Reproduce the listing below exactly, beginning with its first line and ending with the line that holds "import * as"; pictures are not part of the copy.

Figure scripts

________

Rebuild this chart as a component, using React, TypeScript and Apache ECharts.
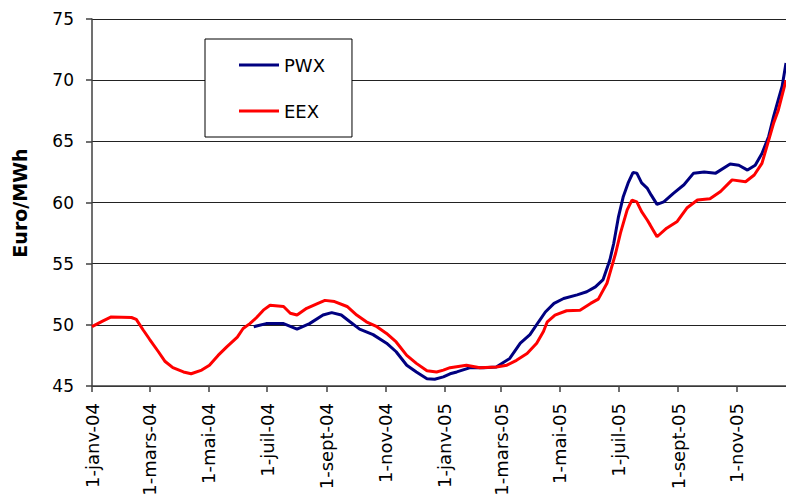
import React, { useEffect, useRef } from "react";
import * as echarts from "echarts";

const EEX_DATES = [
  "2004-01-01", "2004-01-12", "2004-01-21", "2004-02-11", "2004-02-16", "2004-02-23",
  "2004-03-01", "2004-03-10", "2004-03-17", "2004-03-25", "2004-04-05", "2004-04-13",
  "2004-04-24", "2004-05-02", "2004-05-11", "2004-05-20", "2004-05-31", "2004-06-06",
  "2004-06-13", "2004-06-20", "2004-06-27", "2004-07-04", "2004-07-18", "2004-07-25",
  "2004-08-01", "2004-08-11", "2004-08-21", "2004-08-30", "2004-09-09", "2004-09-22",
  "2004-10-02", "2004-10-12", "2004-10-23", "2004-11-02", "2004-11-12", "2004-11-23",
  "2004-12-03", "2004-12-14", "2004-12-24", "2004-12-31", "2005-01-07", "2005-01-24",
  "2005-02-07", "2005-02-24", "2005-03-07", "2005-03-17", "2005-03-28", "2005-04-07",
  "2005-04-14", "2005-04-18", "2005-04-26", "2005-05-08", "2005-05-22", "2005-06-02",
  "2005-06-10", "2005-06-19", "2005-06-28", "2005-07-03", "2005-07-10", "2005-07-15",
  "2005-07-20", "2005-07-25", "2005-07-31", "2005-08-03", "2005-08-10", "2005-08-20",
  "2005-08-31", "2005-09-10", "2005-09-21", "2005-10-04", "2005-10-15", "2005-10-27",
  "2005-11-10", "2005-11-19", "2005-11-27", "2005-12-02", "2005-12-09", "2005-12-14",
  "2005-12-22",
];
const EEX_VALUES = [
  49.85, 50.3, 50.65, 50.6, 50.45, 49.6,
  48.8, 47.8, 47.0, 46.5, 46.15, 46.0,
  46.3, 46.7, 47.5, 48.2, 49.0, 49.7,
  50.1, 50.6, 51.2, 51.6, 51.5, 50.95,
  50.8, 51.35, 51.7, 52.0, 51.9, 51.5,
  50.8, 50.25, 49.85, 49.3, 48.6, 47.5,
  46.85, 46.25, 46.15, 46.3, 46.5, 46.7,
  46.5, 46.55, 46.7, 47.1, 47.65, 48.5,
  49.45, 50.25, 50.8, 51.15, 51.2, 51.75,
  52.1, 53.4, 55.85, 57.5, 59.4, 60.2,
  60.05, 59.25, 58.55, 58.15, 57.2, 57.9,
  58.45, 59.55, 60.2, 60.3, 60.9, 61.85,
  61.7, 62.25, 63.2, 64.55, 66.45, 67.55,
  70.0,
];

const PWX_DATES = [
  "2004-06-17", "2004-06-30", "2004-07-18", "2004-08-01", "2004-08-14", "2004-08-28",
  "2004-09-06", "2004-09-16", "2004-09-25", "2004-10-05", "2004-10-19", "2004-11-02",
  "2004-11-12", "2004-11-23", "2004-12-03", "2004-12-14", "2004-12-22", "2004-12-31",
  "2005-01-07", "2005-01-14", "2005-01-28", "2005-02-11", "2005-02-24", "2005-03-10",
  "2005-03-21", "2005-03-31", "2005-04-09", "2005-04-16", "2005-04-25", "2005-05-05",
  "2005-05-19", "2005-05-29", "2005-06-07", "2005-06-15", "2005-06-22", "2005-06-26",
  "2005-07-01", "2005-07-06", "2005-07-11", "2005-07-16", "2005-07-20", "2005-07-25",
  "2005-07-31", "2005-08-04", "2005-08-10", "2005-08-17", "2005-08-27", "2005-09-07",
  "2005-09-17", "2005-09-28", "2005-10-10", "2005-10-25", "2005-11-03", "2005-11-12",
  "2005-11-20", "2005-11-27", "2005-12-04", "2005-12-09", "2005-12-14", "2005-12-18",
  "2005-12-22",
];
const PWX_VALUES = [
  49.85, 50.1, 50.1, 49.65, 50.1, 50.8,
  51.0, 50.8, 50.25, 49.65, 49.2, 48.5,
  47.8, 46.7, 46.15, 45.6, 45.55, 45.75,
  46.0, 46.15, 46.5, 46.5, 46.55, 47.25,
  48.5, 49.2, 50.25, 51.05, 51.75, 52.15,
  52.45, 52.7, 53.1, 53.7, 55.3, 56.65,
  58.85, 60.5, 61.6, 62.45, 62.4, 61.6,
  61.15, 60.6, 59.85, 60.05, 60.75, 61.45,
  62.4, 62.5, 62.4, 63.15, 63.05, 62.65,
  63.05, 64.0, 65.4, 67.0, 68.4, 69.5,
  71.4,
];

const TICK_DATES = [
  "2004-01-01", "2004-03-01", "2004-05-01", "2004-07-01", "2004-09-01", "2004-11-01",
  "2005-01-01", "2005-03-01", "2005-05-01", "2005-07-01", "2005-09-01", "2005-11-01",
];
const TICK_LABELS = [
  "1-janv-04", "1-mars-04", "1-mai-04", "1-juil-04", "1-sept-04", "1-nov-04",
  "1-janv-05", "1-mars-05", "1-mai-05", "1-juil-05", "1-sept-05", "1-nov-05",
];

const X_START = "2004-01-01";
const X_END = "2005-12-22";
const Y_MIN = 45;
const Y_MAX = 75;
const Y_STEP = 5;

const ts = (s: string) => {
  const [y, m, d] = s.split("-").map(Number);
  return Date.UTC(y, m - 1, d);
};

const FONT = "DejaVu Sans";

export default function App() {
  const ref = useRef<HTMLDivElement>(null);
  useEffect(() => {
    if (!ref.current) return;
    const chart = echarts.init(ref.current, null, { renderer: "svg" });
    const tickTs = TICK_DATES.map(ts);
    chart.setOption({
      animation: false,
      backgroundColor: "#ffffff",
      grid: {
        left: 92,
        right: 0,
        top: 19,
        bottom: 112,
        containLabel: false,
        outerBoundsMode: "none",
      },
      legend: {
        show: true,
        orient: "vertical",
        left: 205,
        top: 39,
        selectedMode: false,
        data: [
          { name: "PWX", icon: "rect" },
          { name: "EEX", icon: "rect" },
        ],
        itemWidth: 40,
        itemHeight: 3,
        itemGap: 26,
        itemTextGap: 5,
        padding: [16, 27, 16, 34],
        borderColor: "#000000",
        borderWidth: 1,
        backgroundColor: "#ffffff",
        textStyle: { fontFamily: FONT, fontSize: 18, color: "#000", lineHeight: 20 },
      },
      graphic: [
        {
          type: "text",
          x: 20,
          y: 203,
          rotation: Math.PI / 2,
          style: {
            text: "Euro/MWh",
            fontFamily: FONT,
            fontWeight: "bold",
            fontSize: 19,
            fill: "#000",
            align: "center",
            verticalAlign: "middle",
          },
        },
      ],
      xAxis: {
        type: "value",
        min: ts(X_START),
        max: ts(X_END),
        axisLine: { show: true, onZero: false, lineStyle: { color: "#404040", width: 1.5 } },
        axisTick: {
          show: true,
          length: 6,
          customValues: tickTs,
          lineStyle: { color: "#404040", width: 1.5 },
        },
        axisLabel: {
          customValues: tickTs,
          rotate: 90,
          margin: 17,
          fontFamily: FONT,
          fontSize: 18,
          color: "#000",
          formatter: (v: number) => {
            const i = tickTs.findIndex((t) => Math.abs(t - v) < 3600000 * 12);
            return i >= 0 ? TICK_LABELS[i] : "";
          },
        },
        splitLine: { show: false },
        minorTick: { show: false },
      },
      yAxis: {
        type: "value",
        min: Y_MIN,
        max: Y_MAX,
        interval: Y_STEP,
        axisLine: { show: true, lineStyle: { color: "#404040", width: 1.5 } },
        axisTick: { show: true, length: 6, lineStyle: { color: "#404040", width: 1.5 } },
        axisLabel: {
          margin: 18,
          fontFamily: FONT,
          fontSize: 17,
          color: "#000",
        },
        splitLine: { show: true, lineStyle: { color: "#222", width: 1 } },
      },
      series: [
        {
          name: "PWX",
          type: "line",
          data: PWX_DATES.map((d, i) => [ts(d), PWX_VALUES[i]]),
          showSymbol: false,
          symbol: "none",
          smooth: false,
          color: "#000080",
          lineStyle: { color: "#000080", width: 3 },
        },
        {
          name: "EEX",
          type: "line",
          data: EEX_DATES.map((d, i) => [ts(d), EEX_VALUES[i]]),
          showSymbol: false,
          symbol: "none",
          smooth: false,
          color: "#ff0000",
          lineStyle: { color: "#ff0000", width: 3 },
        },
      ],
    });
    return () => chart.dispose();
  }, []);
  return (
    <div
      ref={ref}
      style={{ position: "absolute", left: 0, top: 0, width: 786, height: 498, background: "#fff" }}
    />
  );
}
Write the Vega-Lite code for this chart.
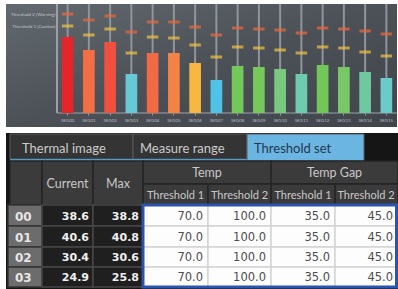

________

### CORRECT RESULT
Rebuild this chart as a component, using React, TypeScript and Apache ECharts.
import React, { useEffect, useRef } from "react";
import * as echarts from "echarts";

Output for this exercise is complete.